He has constantly referenced his mother’s island roots.
Now the final resting place of Donald Trump’s forefathers may finally have been identified.
Research has suggested the chiefs of the MacLeods of Lewis were buried beneath the flagstones of a Western Isles church.
Mary Anne MacLeod, President Trump’s mother, was born in the Lewis hamlet of Tong before moving across the Atlantic in 1930.
Mr Trump visited his family home in 2008, and said: “I like it. I think I do feel Scottish.”
The custodians of Ui Church, a 14th-century ruin on the windswept Aignish peninsula, are convinced the graves of the clan chieftains have been found. Coastal erosion threatens the site of the medieval church.
The Ui Church Trust was presented with evidence which claimed the chiefs were resting beneath a coffin-shaped stone, marked with a carving of a sword, in the heart of the church. It was thought the carving was linked to the Knights Templar, a medieval Catholic military order.
Andrew MacLeod, the clan’s genealogist, however, delivered a recent lecture which suggested the symbol marked the resting place of the chieftains and was a reference to their swordsmanship.
The stone’s carved sword referenced one particular chief’s reputation as “an excellent swordsman”.
Liz Chaplin, the trust’s secretary, welcomed the new theory. “It makes sense for the sword stone to mark the burial spot of important people because it is a prime location within the church,” she said. “It’s valuable information and obviously there’s a wider interest in the MacLeods of Lewis because of their links to the US president.”

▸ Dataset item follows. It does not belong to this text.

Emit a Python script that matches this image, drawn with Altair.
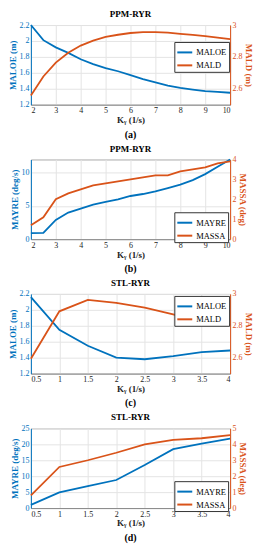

A geophysical survey revealed layers of bodies, but Ms Chaplin was “reluctant” to disturb the site.
Repairs were carried out in 2012 and 2015 to secure the church’s future, but its surroundings continue to be threatened. Ms Chaplin said that coastal erosion beside the graveyard was severe.
Colin Scott Mackenzie, honorary president of the trust, said: “It was, in its day, the most important church in the Hebrides. It was burnt down twice, possibly by the Vikings. That it is here at all is a wonder.”
But he added: “There’s been local people who’ve been anxious about it and it would seem that winter storms have been getting worse in recent years.
“The sea wall that protects it has been damaged severely half a dozen times in the last 10 years.
“We’ve spent what we could, and we protected the church. If we hadn’t done that, it wouldn’t be here now.”